Fango caught up with both actresses at New Jersey’s Monster-Mania convention earlier this year. Miller made quite an impression in the opening scene of THE WALKING DEAD’s initial episode, and while she says she’s honored to have been the show’s very first zombie, she reveals that she didn’t initially have that place of prominence. “Originally, that scene wasn’t gonna be the first one you see,” she tells us, “but [creator/director] Frank Darabont moved it to the beginning, so I have to thank him for that. He was so nice. Every time you do a scene and he loves it, he’ll get up and dance or jump off a chair. It’s so funny.” Still, she adds, Darabont took the job of directing zombies seriously. “There was one take where I turned around, and I blinked. He was like, ‘No, no, no. No blinking allowed.’ I said, “OK…” and I turned around without blinking the second time, and he was like, ‘Yes, yes!’ and was jumping around again!”
No doubt it was hard to stay a calm, composed zombie with such an energetic director, and Miller confirms, “Sometimes it was, yeah.

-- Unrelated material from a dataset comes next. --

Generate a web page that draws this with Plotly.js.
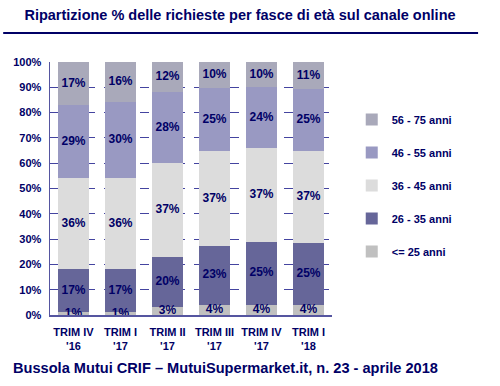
<!DOCTYPE html>
<html>
<head>
<meta charset="utf-8">
<script src="https://cdn.plot.ly/plotly-3.0.1.min.js"></script>
<style>html,body{margin:0;padding:0;background:#fff;}#chart{width:500px;height:386px;}</style>
</head>
<body>
<div id="chart"></div>
<script>
var categories = ["TRIM IV<br>'16", "TRIM I<br>'17", "TRIM II<br>'17", "TRIM III<br>'17", "TRIM IV<br>'17", "TRIM I<br>'18"];
var seriesNames = ["<= 25 anni", "26 - 35 anni", "36 - 45 anni", "46 - 55 anni", "56 - 75 anni"];
var age25 = [1, 1, 3, 4, 4, 4];
var age26_35 = [17, 17, 20, 23, 25, 25];
var age36_45 = [36, 36, 37, 37, 37, 37];
var age46_55 = [29, 30, 28, 25, 24, 25];
var age56_75 = [17, 16, 12, 10, 10, 11];
var yTicks = [0, 10, 20, 30, 40, 50, 60, 70, 80, 90, 100];

var seriesValues = [age25, age26_35, age36_45, age46_55, age56_75];
var colors = ["#c0c0c0", "#666699", "#dcdcdc", "#9999c2", "#a9a9ba"];
var navy = "#000066";
var fontFam = "Arial, 'Liberation Sans', sans-serif";

var traces = seriesValues.map(function (vals, i) {
  return {
    type: "bar",
    name: seriesNames[i],
    x: categories,
    y: vals,
    hoverinfo: "skip",
    marker: { color: colors[i], line: { width: 0 } },
    legendgroup: "g" + i,
    legendrank: seriesValues.length - i
  };
});

// label positions: segment centres, normalised the same way as barnorm "percent"
var totals = categories.map(function (c, j) {
  return seriesValues.reduce(function (s, arr) { return s + arr[j]; }, 0);
});
seriesValues.forEach(function (vals, i) {
  var ys = categories.map(function (c, j) {
    var base = 0;
    for (var k = 0; k < i; k++) base += seriesValues[k][j];
    return (base + vals[j] / 2) / totals[j] * 100;
  });
  traces.push({
    type: "scatter",
    mode: "text",
    x: categories,
    y: ys,
    text: vals.map(function (v) { return v + "%"; }),
    textposition: "middle center",
    textfont: { family: fontFam, size: 12, color: navy, weight: "bold" },
    cliponaxis: false,
    showlegend: false,
    hoverinfo: "skip"
  });
});

var layout = {
  width: 500,
  height: 386,
  margin: { l: 50, r: 168, t: 62, b: 71 },
  paper_bgcolor: "#ffffff",
  plot_bgcolor: "#ffffff",
  barmode: "stack",
  barnorm: "percent",
  bargap: 0.36,
  font: { family: fontFam, color: navy, size: 11, weight: "bold" },
  showlegend: true,
  legend: {
    x: 1.07, xanchor: "left",
    y: 0.83, yanchor: "top",
    traceorder: "grouped",
    tracegroupgap: 14,
    font: { family: fontFam, size: 11, color: navy, weight: "bold" },
    bgcolor: "rgba(0,0,0,0)",
    itemwidth: 30
  },
  xaxis: {
    showline: true, linecolor: "#5555a0", linewidth: 1.5,
    tickfont: { family: fontFam, size: 11, color: navy, weight: "bold" },
    ticks: "", ticklabelstandoff: 6, fixedrange: true
  },
  yaxis: {
    range: [0, 100.001],
    tickvals: yTicks,
    ticktext: yTicks.map(function (t) { return t + "%"; }),
    showline: true, linecolor: "#5555a0", linewidth: 1.5,
    showgrid: true, gridcolor: "#4444a0", griddash: "dash", gridwidth: 1,
    zeroline: false,
    ticks: "", ticklen: 0, ticklabelstandoff: 5,
    tickfont: { family: fontFam, size: 11, color: navy, weight: "bold" },
    fixedrange: true
  },
  title: {
    text: "Ripartizione % delle richieste per fasce di età sul canale online",
    font: { family: fontFam, size: 14.5, color: navy, weight: "bold" },
    x: 0.48, xanchor: "center",
    y: 0.962, yanchor: "middle"
  },
  shapes: [{
    type: "line", xref: "paper", yref: "paper",
    x0: -0.166, x1: 1.518, y0: 1.115, y1: 1.115,
    line: { color: navy, width: 2 }
  }],
  annotations: [{
    text: "Bussola Mutui CRIF \u2013 MutuiSupermarket.it, n. 23 - aprile 2018",
    xref: "paper", yref: "paper",
    x: -0.137, xanchor: "left",
    y: -0.21, yanchor: "middle",
    showarrow: false,
    font: { family: fontFam, size: 14.6, color: navy, weight: "bold" }
  }]
};

Plotly.newPlot("chart", traces, layout, { displayModeBar: false, staticPlot: true });
</script>
</body>
</html>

If I didn’t have all that makeup on, I’d be smiling and laughing.” Getting into the ghoul garb, she adds, “took about two and a half hours with two people working on me. There was a lot of preparation; they did a face mold fitting, they had to measure my eyes. It took a lot of work.”
The 11-year-old actress, who previously appeared in the low-budget thriller PARANORMAL, will soon be seen in a very different kind of walking-dead opus: PLAN 9, John Johnson’s remake of the notorious Edward D. Wood Jr. Z-flick. “I play Sarah, who is Conrad Brooks’ granddaughter. Conrad is from the original PLAN 9 FROM OUTER SPACE; he was one of the police officers in that, but we’re both psychics in this one. It was a really fun movie to do.” And yes, Miller did watch Wood’s so-bad-it’s-good classic before shooting her role. “I watched it on the way there. I didn’t really like it very much,” she laughs.

Playing the zombified spouse of survivor Morgan (Lennie James) in the same episode, Tillis has similar memories of Darabont. “He’s a very, very emotional director,” she says. “Very excited—he lets you know how he feels, and that’s a good thing. He’d say, ‘Oh, excellent! Excellent! We’ve gotta bring you back, show how you got killed!’ ” While such a return may or may not transpire, she adds that it was “a blessing” to work with Darabont. “It was my first time really working with such a great director, and I consider myself very fortunate.”
When it came to enacting her specific ghoul, Tillis notes, “All
I was given was instructions, and not how to act like a zombie—just basically
that the house I was in was familiar. That was all I was told, and the rest I
had to create. I did not go to [the production’s] ‘zombie school’; I heard it
was so much fun, but I didn’t get the chance. And when I walked on that set,
the other zombies around me, my co-workers, were so intense. All those people
when to ‘zombie school,’ and when I tell you they were on point, they were on
point. It gave me the motivation to take it up another level.”
Like Miller, Tillis recalls spending a good deal of time in the makeup chair for her transformation, and says, “It was great. I felt like I was being pampered for two and a half hours!” There was a bit of discomfort involved, “but not necessarily the prosthetics. It was the contact lenses that bothered me the most, so every now and then the lady would make her rounds with the juice [laughs]. She catered my eyes.”
THE WALKING DEAD marked Tillis’ maiden voyage into genre territory, and she says, “I never was really into horror, but I was just in a [National Geographic Channel] documentary called LOCKED UP ABROAD. I went to the Phillipines to shoot it, and that was real-life horror [laughs]!”